AP Photo
Jewish refugees from North Africa arrive in 1944. (AP Photo)

There is an initiative for synagogues across the world to say memorial prayers for those killed.

By United With Israel Staff 

November 30th has been designated as the Day of Commemoration for Jewish Refugees from Arab Countries and Iran.

In 2014, the Knesset adopted a law that sets this date as an annual, national day of commemoration for the 850,000 Jewish refugees who were displaced from Arab countries and Iran in the 20th century.

“Jews had lived in the Arab lands for thousands of years, and many of their communities preceded the advent of Islam,” says Israel’s Foreign Ministry.

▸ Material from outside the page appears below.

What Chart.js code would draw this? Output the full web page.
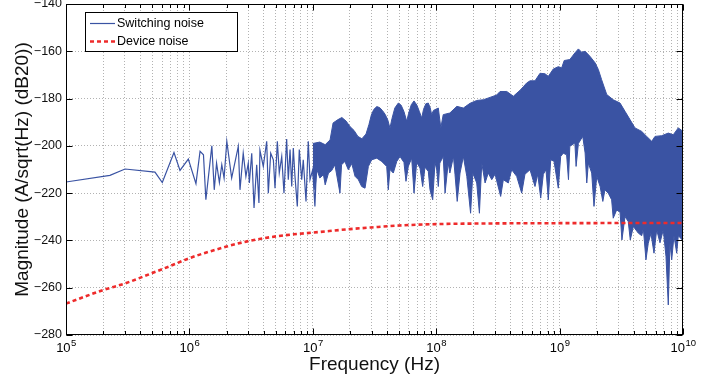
<!DOCTYPE html>
<html>
<head>
<meta charset="utf-8">
<script src="https://cdn.jsdelivr.net/npm/chart.js@4.4.1/dist/chart.umd.min.js"></script>
<style>
  html, body { margin: 0; padding: 0; background: #fff; }
  #wrap { width: 717px; height: 381px; }
</style>
</head>
<body>
<div id="wrap"><canvas id="noiseChart" width="717" height="381"></canvas></div>
<script>
// Switching noise, sparse low-frequency part (Hz, dB20)
const sparseFreq = [1.00e5, 2.27e5, 3.01e5, 5.26e5, 6.03e5, 7.50e5, 8.39e5, 9.80e5, 1.13e6, 1.22e6,
  1.30e6, 1.36e6, 1.52e6, 1.59e6, 1.66e6, 1.75e6, 1.83e6, 1.91e6, 2.01e6, 2.20e6,
  2.49e6, 2.57e6, 2.73e6, 2.87e6, 3.00e6, 3.06e6, 3.20e6, 3.34e6, 3.51e6, 3.66e6,
  3.73e6, 3.97e6, 4.23e6, 4.36e6, 4.56e6, 4.79e6, 4.94e6, 5.16e6, 5.35e6, 5.60e6,
  5.84e6, 6.14e6, 6.33e6, 6.54e6, 6.75e6, 6.95e6, 7.17e6, 7.49e6, 7.77e6, 8.13e6,
  8.37e6, 8.81e6, 9.19e6, 9.49e6, 9.98e6, 1.04e7, 1.09e7];
const sparseDb = [-215.3, -212.5, -209.8, -211.1, -215.5, -202.8, -210.4, -205.6, -216.0, -202.3,
  -203.8, -222.8, -200.0, -218.6, -207.3, -215.5, -208.0, -213.6, -198.1, -213.6,
  -200.2, -218.6, -203.1, -212.9, -207.3, -215.7, -203.1, -226.3, -208.0, -224.2,
  -201.9, -208.7, -198.1, -220.0, -203.1, -205.9, -217.9, -198.1, -211.5, -204.5,
  -220.0, -197.1, -214.3, -201.6, -217.2, -200.9, -212.9, -225.6, -201.6, -214.3,
  -205.9, -223.5, -198.1, -214.3, -210.1, -225.6, -198.8];

// Switching noise, dense part: top edge of the band
const upperFreq = [1.00e7, 1.14e7, 1.26e7, 1.38e7, 1.46e7, 1.60e7, 1.72e7, 1.86e7, 2.00e7, 2.16e7,
  2.32e7, 2.50e7, 2.70e7, 2.85e7, 2.98e7, 3.12e7, 3.30e7, 3.48e7, 3.66e7, 3.85e7,
  4.05e7, 4.22e7, 4.38e7, 4.62e7, 4.93e7, 5.20e7, 5.48e7, 5.77e7, 5.98e7, 6.28e7,
  6.61e7, 6.98e7, 7.32e7, 7.63e7, 7.90e7, 8.25e7, 8.63e7, 8.95e7, 9.19e7, 9.50e7,
  9.78e7, 1.04e8, 1.09e8, 1.14e8, 1.29e8, 1.47e8, 1.66e8, 1.88e8, 2.13e8, 2.41e8,
  2.73e8, 3.09e8, 3.29e8, 3.73e8, 4.22e8, 4.78e8, 5.08e8, 5.41e8, 5.76e8, 6.32e8,
  6.94e8, 7.61e8, 8.10e8, 8.89e8, 9.76e8, 1.04e9, 1.09e9, 1.21e9, 1.33e9, 1.42e9,
  1.51e9, 1.61e9, 1.76e9, 1.94e9, 2.06e9, 2.19e9, 2.41e9, 2.72e9, 3.09e9, 3.39e9,
  3.72e9, 4.08e9, 4.63e9, 5.08e9, 5.58e9, 5.93e9, 6.72e9, 7.60e9, 8.34e9, 9.16e9, 1.00e10];
const upperDb = [-199.0, -198.4, -199.5, -197.5, -190.3, -188.9, -188.0, -189.5, -191.8, -193.5,
  -196.0, -197.0, -195.0, -191.0, -187.0, -184.6, -183.4, -183.8, -185.0, -186.6,
  -189.0, -192.5, -188.5, -184.0, -181.9, -182.8, -185.5, -189.6, -186.2, -182.6,
  -181.0, -182.8, -185.6, -188.2, -184.5, -182.2, -181.9, -184.0, -186.8, -185.0,
  -184.7, -184.0, -192.4, -186.8, -186.1, -183.3, -184.0, -182.0, -180.8, -180.5,
  -179.5, -178.5, -177.0, -177.0, -179.0, -176.5, -175.0, -173.4, -172.5, -172.5,
  -169.3, -169.5, -170.6, -167.5, -166.5, -167.0, -163.9, -163.5, -160.7, -159.0,
  -160.4, -160.0, -162.1, -164.9, -167.7, -172.0, -178.3, -180.5, -181.9, -185.4,
  -188.9, -192.4, -193.9, -196.0, -198.1, -196.0, -195.7, -194.6, -195.3, -192.4, -193.9];

// Switching noise, dense part: bottom edge of the band with its dips
const lowerFreq = [1.00e7, 1.04e7, 1.08e7, 1.14e7, 1.22e7, 1.26e7, 1.34e7, 1.42e7, 1.51e7, 1.66e7,
  1.71e7, 1.82e7, 1.94e7, 2.07e7, 2.20e7, 2.34e7, 2.49e7, 2.65e7, 2.82e7, 3.00e7,
  3.30e7, 3.62e7, 3.97e7, 4.09e7, 4.22e7, 4.49e7, 4.79e7, 5.09e7, 5.48e7, 5.69e7,
  5.94e7, 6.33e7, 6.61e7, 6.95e7, 7.39e7, 7.77e7, 8.11e7, 8.63e7, 8.91e7, 9.37e7,
  9.78e7, 1.01e8, 1.04e8, 1.07e8, 1.14e8, 1.18e8, 1.25e8, 1.29e8, 1.38e8, 1.42e8,
  1.48e8, 1.56e8, 1.66e8, 1.77e8, 1.90e8, 1.98e8, 2.13e8, 2.24e8, 2.34e8, 2.49e8,
  2.64e8, 2.82e8, 3.00e8, 3.33e8, 3.50e8, 3.84e8, 4.09e8, 4.49e8, 4.93e8, 5.24e8,
  5.76e8, 6.32e8, 6.65e8, 7.03e8, 7.38e8, 7.76e8, 8.10e8, 8.47e8, 9.01e8, 9.76e8,
  1.02e9, 1.07e9, 1.14e9, 1.18e9, 1.21e9, 1.33e9, 1.36e9, 1.42e9, 1.54e9, 1.61e9,
  1.66e9, 1.71e9, 1.82e9, 1.90e9, 2.00e9, 2.13e9, 2.24e9, 2.33e9, 2.48e9, 2.64e9,
  2.72e9, 2.90e9, 3.09e9, 3.20e9, 3.39e9, 3.60e9, 3.74e9, 3.96e9, 4.34e9, 4.63e9,
  4.77e9, 5.01e9, 5.23e9, 5.50e9, 5.82e9, 6.12e9, 6.51e9, 6.92e9, 7.28e9, 7.60e9,
  7.84e9, 8.10e9, 8.45e9, 8.89e9, 9.16e9, 9.87e9, 1.00e10];
const lowerDb = [-211.5, -218.6, -210.1, -213.6, -212.2, -216.5, -211.5, -210.5, -208.0, -220.0,
  -208.0, -206.6, -210.1, -207.5, -212.9, -214.3, -217.2, -217.9, -208.7, -205.9,
  -205.2, -206.6, -208.7, -218.6, -210.0, -211.5, -206.6, -204.5, -207.0, -215.0,
  -208.7, -205.2, -220.0, -207.0, -209.4, -217.2, -209.0, -210.8, -218.6, -222.8,
  -207.0, -210.1, -217.2, -207.3, -204.5, -220.0, -207.3, -211.5, -204.5, -212.0,
  -223.5, -211.5, -204.5, -212.9, -228.5, -211.5, -215.7, -228.5, -207.3, -215.7,
  -211.5, -214.3, -212.0, -221.4, -214.3, -215.7, -210.1, -212.9, -220.0, -212.0,
  -210.1, -217.2, -212.0, -222.1, -212.0, -210.1, -222.8, -205.9, -206.5, -217.9,
  -204.5, -203.1, -203.8, -214.3, -200.2, -198.8, -208.7, -199.0, -196.0, -203.0,
  -215.7, -207.3, -211.5, -225.6, -212.9, -217.2, -223.5, -218.6, -220.0, -222.8,
  -230.6, -227.1, -228.0, -239.8, -229.9, -232.0, -239.8, -234.1, -236.9, -238.0,
  -235.0, -248.2, -241.2, -237.0, -245.4, -235.5, -241.0, -235.5, -246.8, -267.3,
  -241.0, -248.2, -238.0, -245.4, -238.0, -239.8, -234.1];

// Device noise
const deviceFreq = [1e5, 2e5, 3e5, 5e5, 7e5, 1e6, 2e6, 3e6, 5e6, 7e6, 1e7, 2e7, 3e7, 5e7, 1e8, 3e8, 1e9, 1e10];
const deviceDb = [-266.7, -261.0, -258.2, -253.8, -250.8, -247.5, -242.6, -240.3, -238.3, -237.4,
  -236.7, -235.2, -234.5, -233.7, -233.1, -232.8, -232.7, -232.6];

// Axis ticks
const decades = [1e5, 1e6, 1e7, 1e8, 1e9, 1e10];
const decadeExps = ["5", "6", "7", "8", "9", "10"];
const yTicks = [-280, -260, -240, -220, -200, -180, -160, -140];

const BLUE = "#3a53a3";
const RED = "#ee2b2b";
const GRID = "rgba(0, 0, 0, 0.3)";
const FONT = "'Liberation Sans', Arial, Helvetica, sans-serif";

// 1..9 x each decade for the log grid
const logTicks = [];
decades.forEach((d) => {
  for (let m = 1; m <= 9; m++) {
    if (d * m <= 1e10) logTicks.push(d * m);
  }
});

function toPoints(xs, ys) {
  return xs.map((x, i) => ({ x: x, y: ys[i] }));
}

// Frame, inward ticks, 10^n labels and the boxed legend
const matlabAxes = {
  id: "matlabAxes",
  afterDraw(chart) {
    const { ctx, chartArea: a, scales } = chart;
    const xs = scales.x;
    const ys = scales.y;
    const left = Math.round(a.left) + 0.5;
    const right = Math.round(a.right) - 0.5;
    const top = Math.round(a.top) + 0.5;
    const bottom = Math.round(a.bottom) - 0.5;

    ctx.save();
    ctx.strokeStyle = "#000";
    ctx.lineWidth = 1;
    ctx.beginPath();
    logTicks.forEach((v) => {
      const px = Math.round(xs.getPixelForValue(v)) + 0.5;
      const len = decades.includes(v) ? 6 : 3.5;
      ctx.moveTo(px, bottom);
      ctx.lineTo(px, bottom - len);
      ctx.moveTo(px, top);
      ctx.lineTo(px, top + len);
    });
    yTicks.forEach((v) => {
      const py = Math.round(ys.getPixelForValue(v)) + 0.5;
      ctx.moveTo(left, py);
      ctx.lineTo(left + 6, py);
      ctx.moveTo(right, py);
      ctx.lineTo(right - 6, py);
    });
    ctx.stroke();
    ctx.strokeRect(left, top, right - left, bottom - top);

    // x tick labels: 10 with a raised exponent
    ctx.fillStyle = "#000";
    ctx.textBaseline = "alphabetic";
    ctx.textAlign = "left";
    decades.forEach((v, i) => {
      const px = xs.getPixelForValue(v);
      ctx.font = "13px " + FONT;
      const wb = ctx.measureText("10").width;
      ctx.font = "9.5px " + FONT;
      const we = ctx.measureText(decadeExps[i]).width;
      const x0 = px - (wb + we) / 2;
      ctx.font = "13px " + FONT;
      ctx.fillText("10", x0, 351.5);
      ctx.font = "9.5px " + FONT;
      ctx.fillText(decadeExps[i], x0 + wb + 0.5, 346);
    });

    // legend
    const sw = chart.data.datasets[1];
    const dev = chart.data.datasets[0];
    ctx.fillStyle = "#fff";
    ctx.fillRect(85.5, 12.5, 152, 39);
    ctx.strokeStyle = "#000";
    ctx.lineWidth = 1;
    ctx.strokeRect(85.5, 12.5, 152, 39);

    ctx.strokeStyle = sw.borderColor;
    ctx.lineWidth = 1.2;
    ctx.beginPath();
    ctx.moveTo(90, 23.5);
    ctx.lineTo(115, 23.5);
    ctx.stroke();

    ctx.strokeStyle = dev.borderColor;
    ctx.lineWidth = dev.borderWidth;
    ctx.setLineDash(dev.borderDash);
    ctx.beginPath();
    ctx.moveTo(90, 41.5);
    ctx.lineTo(115, 41.5);
    ctx.stroke();
    ctx.setLineDash([]);

    ctx.fillStyle = "#000";
    ctx.font = "12.5px " + FONT;
    ctx.textBaseline = "middle";
    ctx.fillText(sw.label, 117, 23.5);
    ctx.fillText(dev.label, 117, 41.5);
    ctx.restore();
  },
};

const ctx = document.getElementById("noiseChart").getContext("2d");

const noiseChart = new Chart(ctx, {
  type: "line",
  data: {
    datasets: [
      {
        label: "Device noise",
        data: toPoints(deviceFreq, deviceDb),
        borderColor: RED,
        borderWidth: 2.6,
        borderDash: [4, 3],
        cubicInterpolationMode: "monotone",
        fill: false,
      },
      {
        label: "Switching noise",
        data: toPoints(sparseFreq, sparseDb),
        borderColor: BLUE,
        borderWidth: 1.2,
        fill: false,
      },
      {
        label: "Switching noise (band top)",
        data: toPoints(upperFreq, upperDb),
        borderColor: BLUE,
        borderWidth: 1,
        backgroundColor: BLUE,
        fill: "+1",
      },
      {
        label: "Switching noise (band bottom)",
        data: toPoints(lowerFreq, lowerDb),
        borderColor: BLUE,
        borderWidth: 1,
        fill: false,
      },
    ],
  },
  options: {
    responsive: false,
    animation: false,
    devicePixelRatio: 1,
    events: [],
    layout: { padding: { left: 0, right: 34, top: 4, bottom: 0 } },
    elements: {
      point: { radius: 0 },
      line: { tension: 0 },
    },
    plugins: {
      legend: { display: false },
      tooltip: { enabled: false },
    },
    scales: {
      x: {
        type: "logarithmic",
        min: 1e5,
        max: 1e10,
        afterBuildTicks: (scale) => {
          scale.ticks = logTicks.map((v) => ({ value: v, major: decades.includes(v) }));
        },
        ticks: { autoSkip: false, maxRotation: 0, padding: 0, callback: () => "" },
        grid: { color: GRID, lineWidth: 1, drawTicks: false },
        border: { display: false, dash: [1, 2] },
        title: {
          display: true,
          text: "Frequency (Hz)",
          color: "#111",
          font: { family: FONT, size: 19 },
          padding: { top: 0, bottom: 5 },
        },
        afterFit: (scale) => {
          scale.height = 46;
          scale.paddingLeft = 0;
          scale.paddingRight = 0;
        },
      },
      y: {
        min: -280,
        max: -140,
        afterBuildTicks: (scale) => {
          scale.ticks = yTicks.map((v) => ({ value: v }));
        },
        ticks: {
          padding: 4,
          color: "#111",
          font: { family: FONT, size: 12.5 },
          callback: (v) => String(v).replace("-", "\u2212"),
        },
        grid: { color: GRID, lineWidth: 1, drawTicks: false },
        border: { display: false, dash: [1, 2] },
        title: {
          display: true,
          text: "Magnitude (A/sqrt(Hz) (dB20))",
          color: "#111",
          font: { family: FONT, size: 19 },
          padding: { top: 11.5, bottom: 0 },
        },
        afterFit: (scale) => {
          scale.width = 66;
          scale.paddingTop = 0;
          scale.paddingBottom = 0;
        },
      },
    },
  },
  plugins: [matlabAxes],
});
</script>
</body>
</html>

“But in the 20th century, with the rise of Arab nationalism and the conflict in Palestine, the new Arab regimes began a campaign of massive violations of the rights of their Jewish citizens,” the ministry states, adding that “Arab states expropriated property of their native Jews, and denaturalized, expelled, arrested, tortured and murdered many of them.”

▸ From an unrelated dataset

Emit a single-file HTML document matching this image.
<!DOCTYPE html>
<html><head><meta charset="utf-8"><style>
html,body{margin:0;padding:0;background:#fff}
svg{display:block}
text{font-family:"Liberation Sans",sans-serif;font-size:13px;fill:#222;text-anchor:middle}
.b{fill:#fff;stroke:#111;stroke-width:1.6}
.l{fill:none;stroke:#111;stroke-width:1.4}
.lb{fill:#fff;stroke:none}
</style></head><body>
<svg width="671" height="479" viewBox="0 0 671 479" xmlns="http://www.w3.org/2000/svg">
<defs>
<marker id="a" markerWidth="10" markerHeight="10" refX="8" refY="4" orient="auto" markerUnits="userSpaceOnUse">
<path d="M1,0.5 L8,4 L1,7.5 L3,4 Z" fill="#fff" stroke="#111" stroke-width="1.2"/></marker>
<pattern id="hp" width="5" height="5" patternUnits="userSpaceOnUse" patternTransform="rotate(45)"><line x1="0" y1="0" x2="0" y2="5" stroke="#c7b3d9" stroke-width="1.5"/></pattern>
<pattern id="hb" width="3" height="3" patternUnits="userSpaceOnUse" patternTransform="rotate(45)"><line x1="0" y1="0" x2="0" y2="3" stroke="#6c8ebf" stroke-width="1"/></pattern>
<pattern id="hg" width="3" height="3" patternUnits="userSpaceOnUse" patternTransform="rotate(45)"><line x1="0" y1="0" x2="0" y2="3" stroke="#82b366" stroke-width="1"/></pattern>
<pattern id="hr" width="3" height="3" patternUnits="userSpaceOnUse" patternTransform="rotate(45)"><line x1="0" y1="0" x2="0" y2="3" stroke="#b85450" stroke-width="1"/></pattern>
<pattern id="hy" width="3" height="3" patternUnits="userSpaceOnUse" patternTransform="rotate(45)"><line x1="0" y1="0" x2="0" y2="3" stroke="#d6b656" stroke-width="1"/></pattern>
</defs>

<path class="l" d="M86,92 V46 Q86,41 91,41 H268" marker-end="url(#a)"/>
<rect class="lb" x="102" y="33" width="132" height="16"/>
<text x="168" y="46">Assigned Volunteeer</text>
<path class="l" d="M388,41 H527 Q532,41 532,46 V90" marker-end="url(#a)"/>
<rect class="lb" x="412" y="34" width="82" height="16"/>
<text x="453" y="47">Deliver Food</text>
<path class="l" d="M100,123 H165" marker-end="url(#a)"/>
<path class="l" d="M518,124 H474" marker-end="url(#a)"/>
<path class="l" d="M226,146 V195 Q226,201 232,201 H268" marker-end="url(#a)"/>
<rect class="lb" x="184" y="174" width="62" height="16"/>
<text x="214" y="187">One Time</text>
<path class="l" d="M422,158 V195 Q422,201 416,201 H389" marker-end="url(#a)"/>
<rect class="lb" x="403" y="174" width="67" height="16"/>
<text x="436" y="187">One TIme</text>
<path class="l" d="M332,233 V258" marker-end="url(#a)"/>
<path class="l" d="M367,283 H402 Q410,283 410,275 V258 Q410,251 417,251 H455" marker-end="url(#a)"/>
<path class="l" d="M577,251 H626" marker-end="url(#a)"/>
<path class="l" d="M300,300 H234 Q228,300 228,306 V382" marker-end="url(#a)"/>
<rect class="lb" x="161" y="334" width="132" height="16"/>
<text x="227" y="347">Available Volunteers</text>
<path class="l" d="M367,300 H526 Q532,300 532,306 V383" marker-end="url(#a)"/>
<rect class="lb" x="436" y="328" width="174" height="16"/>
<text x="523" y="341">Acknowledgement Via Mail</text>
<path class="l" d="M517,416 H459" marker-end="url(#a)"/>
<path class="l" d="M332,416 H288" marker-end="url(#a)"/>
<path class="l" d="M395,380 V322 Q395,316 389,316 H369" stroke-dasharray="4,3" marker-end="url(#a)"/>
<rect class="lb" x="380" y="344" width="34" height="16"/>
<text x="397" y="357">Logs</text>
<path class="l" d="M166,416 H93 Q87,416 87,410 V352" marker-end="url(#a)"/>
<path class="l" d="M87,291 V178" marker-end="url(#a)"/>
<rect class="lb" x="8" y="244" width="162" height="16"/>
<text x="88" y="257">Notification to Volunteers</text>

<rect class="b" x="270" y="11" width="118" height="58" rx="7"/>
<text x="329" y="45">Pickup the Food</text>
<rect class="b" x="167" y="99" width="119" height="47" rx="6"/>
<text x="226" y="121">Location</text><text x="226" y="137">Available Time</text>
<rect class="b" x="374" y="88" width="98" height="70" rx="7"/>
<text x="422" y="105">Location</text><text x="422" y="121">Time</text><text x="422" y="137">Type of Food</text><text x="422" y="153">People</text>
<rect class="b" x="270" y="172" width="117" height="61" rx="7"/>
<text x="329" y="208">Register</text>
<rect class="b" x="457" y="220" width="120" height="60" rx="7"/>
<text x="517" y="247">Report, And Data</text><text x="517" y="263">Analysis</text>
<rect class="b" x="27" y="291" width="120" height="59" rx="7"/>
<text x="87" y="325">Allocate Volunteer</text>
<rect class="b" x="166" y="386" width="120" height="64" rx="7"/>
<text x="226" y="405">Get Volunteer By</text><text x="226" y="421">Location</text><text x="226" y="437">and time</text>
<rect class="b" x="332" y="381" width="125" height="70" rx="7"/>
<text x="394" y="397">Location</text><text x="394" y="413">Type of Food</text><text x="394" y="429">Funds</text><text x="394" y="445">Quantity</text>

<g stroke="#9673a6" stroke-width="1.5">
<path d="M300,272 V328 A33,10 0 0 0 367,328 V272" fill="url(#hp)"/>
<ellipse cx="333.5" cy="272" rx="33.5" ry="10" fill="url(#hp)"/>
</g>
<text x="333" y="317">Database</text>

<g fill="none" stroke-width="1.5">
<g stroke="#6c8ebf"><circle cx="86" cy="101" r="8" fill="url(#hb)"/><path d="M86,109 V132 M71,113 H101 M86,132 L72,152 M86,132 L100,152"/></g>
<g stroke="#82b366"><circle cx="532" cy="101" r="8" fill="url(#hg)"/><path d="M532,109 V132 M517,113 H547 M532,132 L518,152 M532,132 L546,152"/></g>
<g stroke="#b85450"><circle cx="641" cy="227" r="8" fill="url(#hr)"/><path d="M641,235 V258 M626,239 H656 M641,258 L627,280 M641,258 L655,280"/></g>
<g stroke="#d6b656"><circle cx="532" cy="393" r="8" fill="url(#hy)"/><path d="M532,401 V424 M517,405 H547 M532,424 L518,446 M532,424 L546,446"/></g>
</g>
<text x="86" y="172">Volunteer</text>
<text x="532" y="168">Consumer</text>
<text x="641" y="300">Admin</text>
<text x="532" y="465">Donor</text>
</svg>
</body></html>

The specific date for the commemoration was chosen as the day following the November 29th anniversary of the passage in 1947 of the UN Partition Plan, which recommended the establishment of two separate states, Jewish and Arab, in the territory of British Mandatory Palestine, because “the measures taken by the Arab League and its member states against their Jewish communities began then,” says Ashley Perry, President of Reconectar and Director General of the Knesset Caucus for the Reconnection with the Descendants of Spanish and Portuguese Communities, who was involved in legislating the Knesset bill with then-MK Shimon Ohayon.

This year, the date falls on the Jewish Sabbath, and there is an initiative for synagogues across the world to say memorial prayers, including Kaddish, for those killed during the persecutions and for those whose graves cannot be visited due to the extinction of Jewish communities in these lands.

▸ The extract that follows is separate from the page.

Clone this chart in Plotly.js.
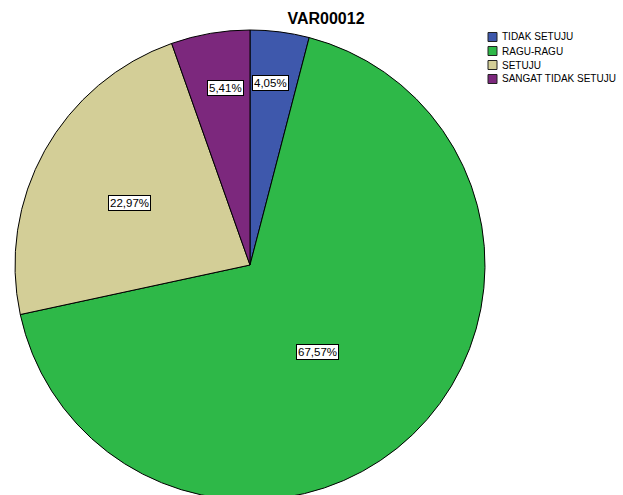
<!DOCTYPE html>
<html>
<head>
<meta charset="utf-8">
<script src="https://cdn.plot.ly/plotly-3.0.1.min.js"></script>
<style>
  html, body { margin: 0; padding: 0; overflow: hidden; background: #fff; }
  #chart { width: 623px; height: 560px; }
</style>
</head>
<body>
<div id="chart"></div>
<script>
// ---- data ----
const chartTitle = 'VAR00012';
const categories = ['TIDAK SETUJU', 'RAGU-RAGU', 'SETUJU', 'SANGAT TIDAK SETUJU'];
const values = [4.05, 67.57, 22.97, 5.41];
const percentLabels = ['4,05%', '67,57%', '22,97%', '5,41%'];
const colors = ['#3E58AC', '#2EB848', '#D3CE97', '#7C287D'];

// ---- layout config ----
const W = 623, H = 560;
const FONT = 'Arial, "Liberation Sans", sans-serif';
const pieBox = { left: 15, right: 485, top: 30, bottom: 500 };
const labelRadius = [0.78, 0.47, 0.575, 0.76];   // fraction of radius
const labelNudgeDeg = [-1, 6, -2, 2];             // small angular tweak
const legendBox = { x: 488, size: 9, textX: 500, firstY: 37, step: 14 };

const px = x => x / W;
const py = y => 1 - y / H;

const cx = (pieBox.left + pieBox.right) / 2;
const cy = (pieBox.top + pieBox.bottom) / 2;
const R = (pieBox.right - pieBox.left) / 2;

const total = values.reduce((a, b) => a + b, 0);

const trace = {
  type: 'pie',
  labels: categories,
  values: values,
  sort: false,
  direction: 'clockwise',
  rotation: 0,
  textinfo: 'none',
  hoverinfo: 'label+percent',
  showlegend: false,
  marker: { colors: colors, line: { color: '#000', width: 1 } },
  domain: { x: [px(pieBox.left), px(pieBox.right)], y: [py(pieBox.bottom), py(pieBox.top)] }
};

const annotations = [];
let cum = 0;
values.forEach((v, i) => {
  const midFrac = (cum + v / 2) / total;
  cum += v;
  const ang = (midFrac * 360 + labelNudgeDeg[i]) * Math.PI / 180;
  const r = R * labelRadius[i];
  const lx = cx + r * Math.sin(ang);
  const ly = cy - r * Math.cos(ang);
  annotations.push({
    xref: 'paper', yref: 'paper', x: px(lx), y: py(ly),
    xanchor: 'center', yanchor: 'middle', showarrow: false,
    text: percentLabels[i],
    font: { family: FONT, size: 11.5, color: '#000' },
    bgcolor: '#fff', bordercolor: '#000', borderwidth: 1, borderpad: 1
  });
});

const shapes = [];
categories.forEach((c, i) => {
  const yc = legendBox.firstY + i * legendBox.step;
  shapes.push({
    type: 'rect', xref: 'paper', yref: 'paper',
    x0: px(legendBox.x), x1: px(legendBox.x + legendBox.size),
    y0: py(yc + legendBox.size / 2), y1: py(yc - legendBox.size / 2),
    fillcolor: colors[i], line: { color: '#222', width: 1 }
  });
  annotations.push({
    xref: 'paper', yref: 'paper', x: px(legendBox.textX), y: py(yc),
    xanchor: 'left', yanchor: 'middle', showarrow: false,
    text: c, font: { family: FONT, size: 10, color: '#000' }
  });
});

const layout = {
  width: W, height: H,
  margin: { l: 0, r: 0, t: 0, b: 0 },
  paper_bgcolor: '#fff',
  title: {
    text: chartTitle,
    font: { family: FONT, size: 16, color: '#000', weight: 'bold' },
    x: 326 / W, xanchor: 'center', xref: 'paper',
    y: 1 - 18 / H, yanchor: 'middle', yref: 'container'
  },
  showlegend: false,
  annotations: annotations,
  shapes: shapes
};

Plotly.newPlot('chart', [trace], layout, { displayModeBar: false, staticPlot: true });
</script>
</body>
</html>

A prayer was written by Rabbi Joseph Dweck, Senior Rabbi of the Spanish and Portugues Sephardi Community in London.

It decries that “we have seen with pained hearts the murder of our brothers and sisters and the burning of our synagogues and our Torah scrolls by the hands of our Arab neighbors amongst whom we have dwelt for generations and they have banished us from living peacefully in their lands.

“And in our absence, they have destroyed many Jewish graves,” says the prayer.

“You, O Lord, are enthroned forever, Your throne endures through the ages. Take us back, O Lord, to Yourself, And let us come back; Renew our days as of old!” the prayer urges.

“And may God’s promise be fulfilled that a redeemer shall come to Zion, O that the deliverance of Israel might come from Zion!” it adds.

“Last year, at the initiative of an Iraqi Jew living in Montreal, Sass Peress, a mass kaddish was said in 12 synagogues around the world,” says David A. Dangoor, a philanthropist and businessman who grew up in Baghdad and is the Vice President of the World Organization of Jews from Iraq.

“So far, to the best of my knowledge, almost 50 synagogues will be participating this year, the overwhelming majority of which serve communities whose congregants are from the Middle East and North Africa, and now these prayers have been added,” he says.

“We strongly believe that this should become an annual event for all Jewish communities, just as other days are,” states Dangoor.